DATASET EXTRACT:
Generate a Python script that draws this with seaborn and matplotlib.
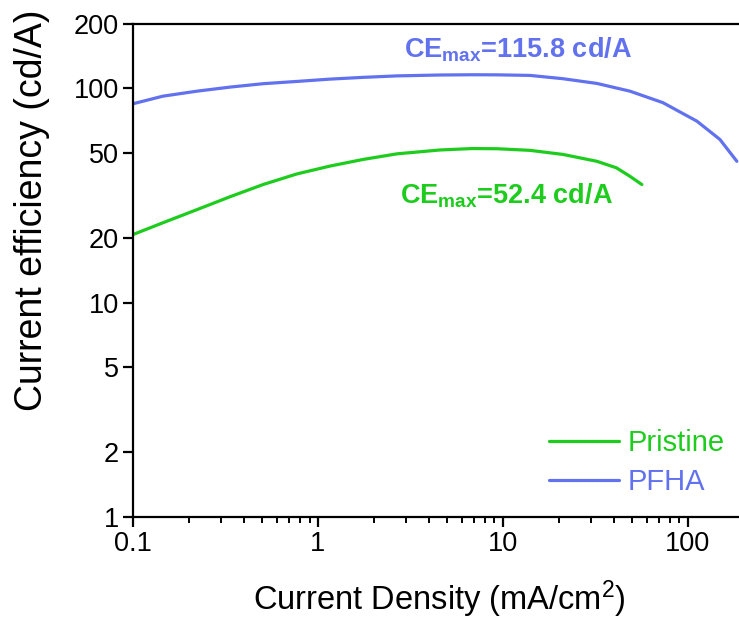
import matplotlib
matplotlib.use("Agg")
import matplotlib.pyplot as plt
import seaborn as sns
import pandas as pd
from matplotlib.ticker import FixedLocator, FixedFormatter, LogLocator, NullFormatter

# ---- data ----
pristine_x = [0.1, 0.145, 0.222, 0.334, 0.505, 0.77, 1.16, 1.75, 2.67, 4.56, 6.8, 9.3, 14.0,
              21.1, 32.2, 41.1, 48.6, 56.4]
pristine_y = [20.8, 23.6, 27.2, 31.2, 35.6, 39.9, 43.4, 46.6, 49.5, 51.6, 52.4, 52.3, 51.4,
              49.2, 45.7, 42.6, 38.9, 35.6]
pfha_x = [0.1, 0.145, 0.222, 0.334, 0.505, 0.77, 1.16, 1.75, 2.67, 4.56, 6.8, 9.3, 14.0,
          21.1, 32.2, 48.6, 73.3, 112, 149, 184]
pfha_y = [84.8, 92.0, 97.1, 101.4, 105.2, 107.8, 110.5, 112.6, 114.4, 115.5, 115.8, 115.7, 115.0,
          111.0, 105.5, 97.1, 85.8, 70.3, 57.8, 45.7]
series_names = ["Pristine", "PFHA"]
y_ticks = [1, 2, 5, 10, 20, 50, 100, 200]
x_ticks = [0.1, 1, 10, 100]
x_tick_labels = ["0.1", "1", "10", "100"]
ann_pristine = "52.4"
ann_pfha = "115.8"

green = "#1ECC1E"
blue = "#6272EE"

sns.set_theme(style="ticks")
plt.rcParams["font.family"] = ["Liberation Sans", "DejaVu Sans"]
plt.rcParams["mathtext.fontset"] = "custom"
plt.rcParams["mathtext.rm"] = "Liberation Sans"
plt.rcParams["mathtext.it"] = "Liberation Sans:italic"
plt.rcParams["mathtext.bf"] = "Liberation Sans:bold"
plt.rcParams["text.color"] = "black"
plt.rcParams["axes.labelcolor"] = "black"

df = pd.concat([
    pd.DataFrame({"x": pristine_x, "y": pristine_y, "s": series_names[0]}),
    pd.DataFrame({"x": pfha_x, "y": pfha_y, "s": series_names[1]}),
])

fig = plt.figure(figsize=(7.39, 6.21), dpi=100)
ax = fig.add_axes([0.18, 0.1675, 0.82, 0.794])
sns.lineplot(data=df, x="x", y="y", hue="s", palette=[green, blue], sort=False,
             estimator=None, linewidth=2.3, ax=ax)
ax.set_xscale("log")
ax.set_yscale("log")
ax.set_xlim(0.1, 189)
ax.set_ylim(1, 200)

ax.yaxis.set_major_locator(FixedLocator(y_ticks))
ax.yaxis.set_major_formatter(FixedFormatter([str(v) for v in y_ticks]))
ax.yaxis.set_minor_locator(FixedLocator([]))
ax.xaxis.set_major_locator(FixedLocator(x_ticks))
ax.xaxis.set_major_formatter(FixedFormatter(x_tick_labels))
ax.xaxis.set_minor_locator(LogLocator(base=10, subs=range(2, 10)))
ax.xaxis.set_minor_formatter(NullFormatter())

for sp in ["left", "bottom", "top"]:
    ax.spines[sp].set_linewidth(1.6)
    ax.spines[sp].set_color("black")
ax.spines["right"].set_visible(False)
ax.tick_params(axis="both", which="major", direction="out", length=7, width=1.6,
               labelsize=19.5, colors="black", pad=3)
ax.tick_params(axis="x", which="minor", direction="out", length=4, width=1.4, colors="black")
ax.tick_params(top=False, right=False, which="both")

ax.set_xlabel("Current Density (mA/cm$^2$)", fontsize=23.5)
ax.set_ylabel("Current efficiency (cd/A)", fontsize=27)
ax.xaxis.set_label_coords(0.505, -0.125)
ax.yaxis.set_label_coords(-0.137, 0.623)

ax.text(0.448, 0.947, "CE$_{\\mathbf{max}}$=" + ann_pfha + " cd/A", transform=ax.transAxes,
        color=blue, fontsize=19.5, fontweight="bold", va="center", ha="left")
ax.text(0.44, 0.651, "CE$_{\\mathbf{max}}$=" + ann_pristine + " cd/A", transform=ax.transAxes,
        color=green, fontsize=19.5, fontweight="bold", va="center", ha="left")

leg = ax.legend(loc="lower right", bbox_to_anchor=(1.0, 0.012), frameon=False, fontsize=21,
                handlelength=2.4, handletextpad=0.3, labelspacing=0.38, borderaxespad=0.1,
                labelcolor="linecolor")
for line in leg.get_lines():
    line.set_linewidth(2.3)

fig.savefig("out.png", dpi=100)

AIM: Leave out the pictures and repeat exactly the lines from the start of the material through the line that contains "from matplotlib.ticker import", both included.

COMPLETE RESPONSE:
Generate a Python script that draws this with seaborn and matplotlib.
import matplotlib
matplotlib.use("Agg")
import matplotlib.pyplot as plt
import seaborn as sns
import pandas as pd
from matplotlib.ticker import FixedLocator, FixedFormatter, LogLocator, NullFormatter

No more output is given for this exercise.